#### Instructions to follow:
Extract, exactly, the lines from the line containing "Reproduce this chart with Apache ECharts." to the line containing "const xTicks = [-0.8,-0.6,-0.4,-0.2,0,0.2,0.4,0.6];", with both lines included and any pictures left out.

#### Recorded data:
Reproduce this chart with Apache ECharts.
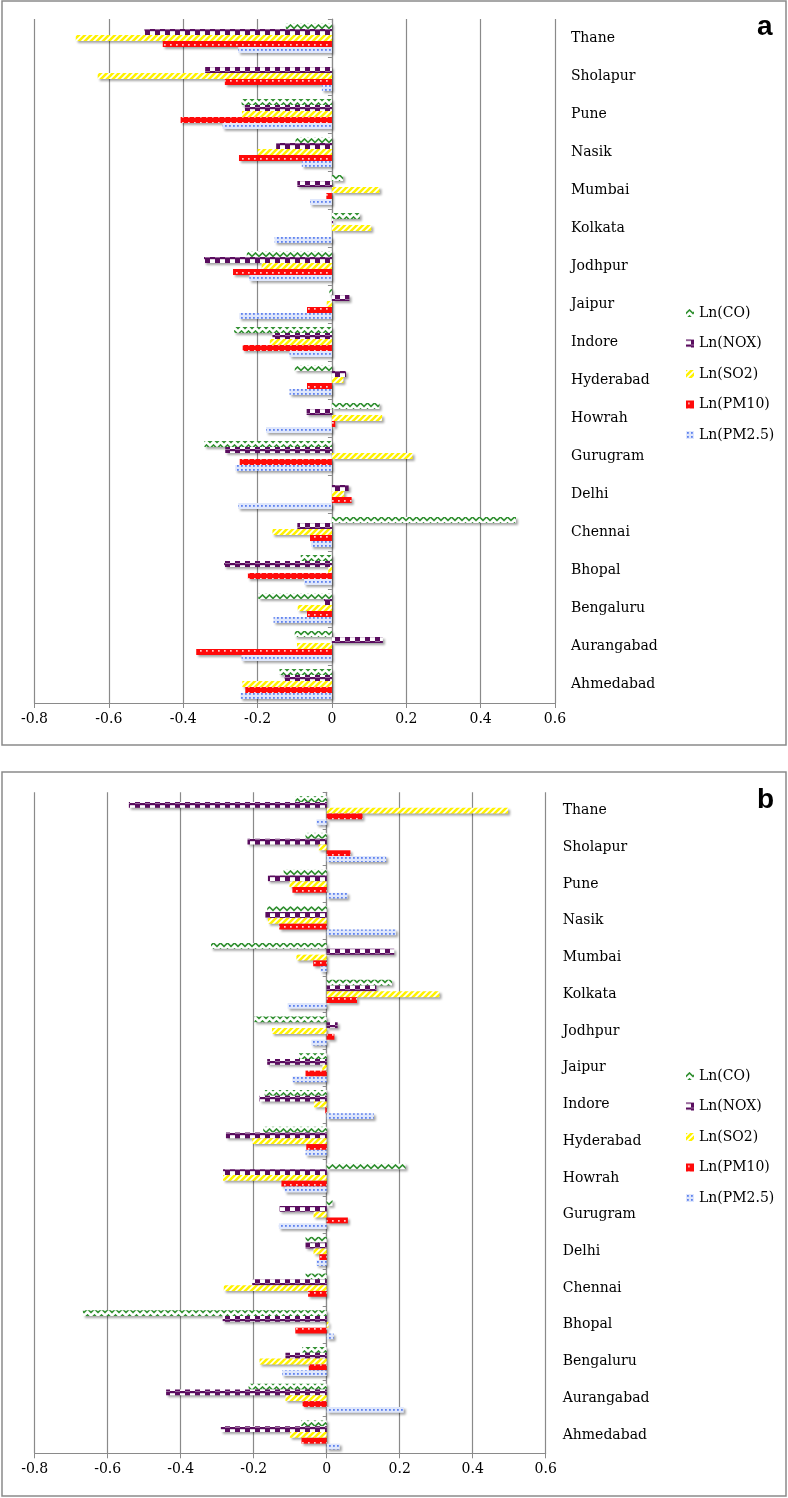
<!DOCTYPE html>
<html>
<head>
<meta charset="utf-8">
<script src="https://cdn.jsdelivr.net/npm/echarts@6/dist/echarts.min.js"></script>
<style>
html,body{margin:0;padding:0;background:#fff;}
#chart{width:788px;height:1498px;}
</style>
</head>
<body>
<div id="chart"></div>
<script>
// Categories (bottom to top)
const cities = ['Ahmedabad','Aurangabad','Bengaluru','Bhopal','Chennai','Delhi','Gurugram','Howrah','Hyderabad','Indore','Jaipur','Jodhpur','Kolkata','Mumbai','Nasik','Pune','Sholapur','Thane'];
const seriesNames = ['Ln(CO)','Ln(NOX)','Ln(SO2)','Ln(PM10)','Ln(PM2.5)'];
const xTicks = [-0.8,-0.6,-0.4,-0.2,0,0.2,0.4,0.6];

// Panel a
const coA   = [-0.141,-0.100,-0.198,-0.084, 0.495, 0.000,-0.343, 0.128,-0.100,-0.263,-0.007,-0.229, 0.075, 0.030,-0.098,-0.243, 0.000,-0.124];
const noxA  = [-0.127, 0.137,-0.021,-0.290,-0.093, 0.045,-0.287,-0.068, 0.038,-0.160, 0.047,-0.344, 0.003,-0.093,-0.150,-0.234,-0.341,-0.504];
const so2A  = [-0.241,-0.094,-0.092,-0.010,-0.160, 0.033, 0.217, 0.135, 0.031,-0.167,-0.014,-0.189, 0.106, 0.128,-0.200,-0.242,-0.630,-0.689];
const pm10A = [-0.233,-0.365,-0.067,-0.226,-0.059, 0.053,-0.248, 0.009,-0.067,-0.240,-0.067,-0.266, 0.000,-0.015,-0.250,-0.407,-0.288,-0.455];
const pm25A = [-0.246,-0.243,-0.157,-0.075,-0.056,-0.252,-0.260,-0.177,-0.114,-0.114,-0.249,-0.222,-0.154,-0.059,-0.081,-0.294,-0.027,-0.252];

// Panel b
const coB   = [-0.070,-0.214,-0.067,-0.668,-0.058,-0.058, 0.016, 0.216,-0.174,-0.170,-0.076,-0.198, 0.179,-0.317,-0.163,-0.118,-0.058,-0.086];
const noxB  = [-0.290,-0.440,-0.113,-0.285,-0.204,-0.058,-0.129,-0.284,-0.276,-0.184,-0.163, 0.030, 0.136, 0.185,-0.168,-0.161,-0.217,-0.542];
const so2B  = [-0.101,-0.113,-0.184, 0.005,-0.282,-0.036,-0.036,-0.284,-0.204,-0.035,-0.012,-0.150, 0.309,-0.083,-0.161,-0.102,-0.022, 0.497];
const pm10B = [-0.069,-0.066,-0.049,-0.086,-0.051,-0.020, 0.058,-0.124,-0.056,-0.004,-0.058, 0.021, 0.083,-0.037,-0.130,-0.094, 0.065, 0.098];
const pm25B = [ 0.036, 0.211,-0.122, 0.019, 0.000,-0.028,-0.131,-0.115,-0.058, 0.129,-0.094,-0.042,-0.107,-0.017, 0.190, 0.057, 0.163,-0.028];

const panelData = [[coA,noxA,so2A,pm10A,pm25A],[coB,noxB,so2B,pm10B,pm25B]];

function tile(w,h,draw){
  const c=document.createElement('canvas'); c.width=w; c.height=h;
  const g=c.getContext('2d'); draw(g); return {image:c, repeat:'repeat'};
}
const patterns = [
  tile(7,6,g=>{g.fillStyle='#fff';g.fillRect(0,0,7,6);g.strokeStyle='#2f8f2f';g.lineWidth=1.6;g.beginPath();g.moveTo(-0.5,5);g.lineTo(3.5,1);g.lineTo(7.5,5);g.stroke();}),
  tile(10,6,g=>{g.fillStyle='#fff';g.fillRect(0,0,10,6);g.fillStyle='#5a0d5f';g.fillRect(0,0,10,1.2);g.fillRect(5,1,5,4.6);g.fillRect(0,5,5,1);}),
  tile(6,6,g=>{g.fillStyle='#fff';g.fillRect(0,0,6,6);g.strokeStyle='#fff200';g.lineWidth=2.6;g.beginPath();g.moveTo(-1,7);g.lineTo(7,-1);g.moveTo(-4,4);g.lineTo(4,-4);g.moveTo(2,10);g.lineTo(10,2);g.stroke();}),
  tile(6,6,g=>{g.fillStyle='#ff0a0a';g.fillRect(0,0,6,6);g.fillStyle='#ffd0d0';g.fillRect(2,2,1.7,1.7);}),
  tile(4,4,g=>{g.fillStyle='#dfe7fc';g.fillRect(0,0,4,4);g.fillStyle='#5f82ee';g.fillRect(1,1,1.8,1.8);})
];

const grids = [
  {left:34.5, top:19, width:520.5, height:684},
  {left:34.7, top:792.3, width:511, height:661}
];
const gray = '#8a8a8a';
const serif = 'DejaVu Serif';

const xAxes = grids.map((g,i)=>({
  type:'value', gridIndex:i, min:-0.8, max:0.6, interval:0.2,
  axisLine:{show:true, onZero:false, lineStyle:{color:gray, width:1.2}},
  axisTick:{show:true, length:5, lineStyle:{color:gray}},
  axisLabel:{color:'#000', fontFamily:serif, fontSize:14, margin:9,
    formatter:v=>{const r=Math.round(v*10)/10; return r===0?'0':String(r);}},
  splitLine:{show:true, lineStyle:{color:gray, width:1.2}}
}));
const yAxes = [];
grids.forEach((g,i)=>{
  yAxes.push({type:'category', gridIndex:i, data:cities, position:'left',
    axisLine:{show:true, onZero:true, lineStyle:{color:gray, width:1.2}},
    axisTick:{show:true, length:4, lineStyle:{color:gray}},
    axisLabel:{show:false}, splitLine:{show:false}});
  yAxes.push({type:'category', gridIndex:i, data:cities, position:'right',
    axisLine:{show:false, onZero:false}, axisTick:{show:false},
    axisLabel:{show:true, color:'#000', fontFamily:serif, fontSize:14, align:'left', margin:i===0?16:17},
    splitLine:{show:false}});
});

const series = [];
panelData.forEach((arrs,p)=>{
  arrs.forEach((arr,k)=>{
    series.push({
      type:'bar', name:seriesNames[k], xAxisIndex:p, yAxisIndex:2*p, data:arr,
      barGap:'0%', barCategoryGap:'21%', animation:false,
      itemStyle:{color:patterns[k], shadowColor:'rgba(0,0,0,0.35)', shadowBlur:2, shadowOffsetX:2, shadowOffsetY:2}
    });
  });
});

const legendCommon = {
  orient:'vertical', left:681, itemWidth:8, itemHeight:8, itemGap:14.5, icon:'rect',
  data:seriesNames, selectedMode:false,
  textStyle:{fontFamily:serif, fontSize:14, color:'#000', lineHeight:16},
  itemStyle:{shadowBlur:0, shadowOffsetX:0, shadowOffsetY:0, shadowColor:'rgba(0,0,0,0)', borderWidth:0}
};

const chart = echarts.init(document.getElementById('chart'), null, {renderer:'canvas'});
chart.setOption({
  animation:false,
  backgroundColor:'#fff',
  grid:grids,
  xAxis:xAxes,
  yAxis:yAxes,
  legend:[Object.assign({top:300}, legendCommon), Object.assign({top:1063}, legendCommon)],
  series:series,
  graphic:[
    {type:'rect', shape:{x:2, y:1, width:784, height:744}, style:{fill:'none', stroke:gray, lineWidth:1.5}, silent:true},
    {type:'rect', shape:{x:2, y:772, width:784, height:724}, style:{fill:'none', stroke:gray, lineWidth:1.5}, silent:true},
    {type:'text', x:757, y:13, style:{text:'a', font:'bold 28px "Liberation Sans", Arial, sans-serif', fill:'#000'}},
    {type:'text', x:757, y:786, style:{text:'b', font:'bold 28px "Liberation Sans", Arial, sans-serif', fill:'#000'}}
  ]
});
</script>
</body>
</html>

* * *

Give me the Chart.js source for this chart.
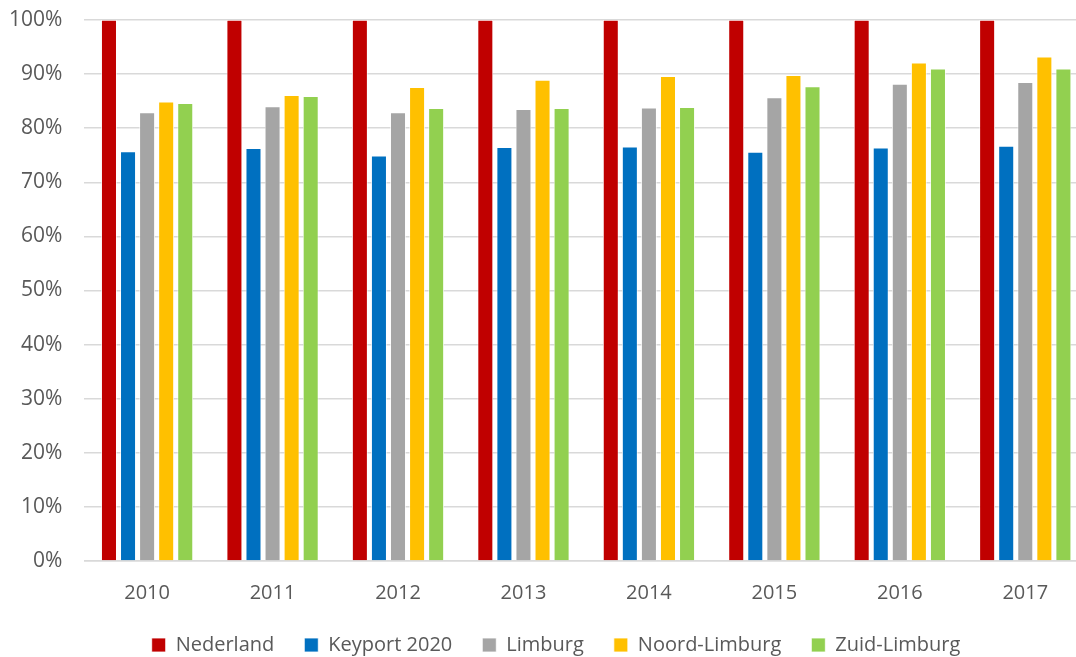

#### Solution to this task:
Reproduce this chart with Apache ECharts.
<!DOCTYPE html>
<html>
<head>
<meta charset="utf-8">
<script src="https://cdn.jsdelivr.net/npm/echarts@6/dist/echarts.min.js"></script>
<style>
html,body{margin:0;padding:0;background:#fff;}
#chart{width:788px;height:1498px;}
</style>
</head>
<body>
<div id="chart"></div>
<script>
// Categories (bottom to top)
const cities = ['Ahmedabad','Aurangabad','Bengaluru','Bhopal','Chennai','Delhi','Gurugram','Howrah','Hyderabad','Indore','Jaipur','Jodhpur','Kolkata','Mumbai','Nasik','Pune','Sholapur','Thane'];
const seriesNames = ['Ln(CO)','Ln(NOX)','Ln(SO2)','Ln(PM10)','Ln(PM2.5)'];
const xTicks = [-0.8,-0.6,-0.4,-0.2,0,0.2,0.4,0.6];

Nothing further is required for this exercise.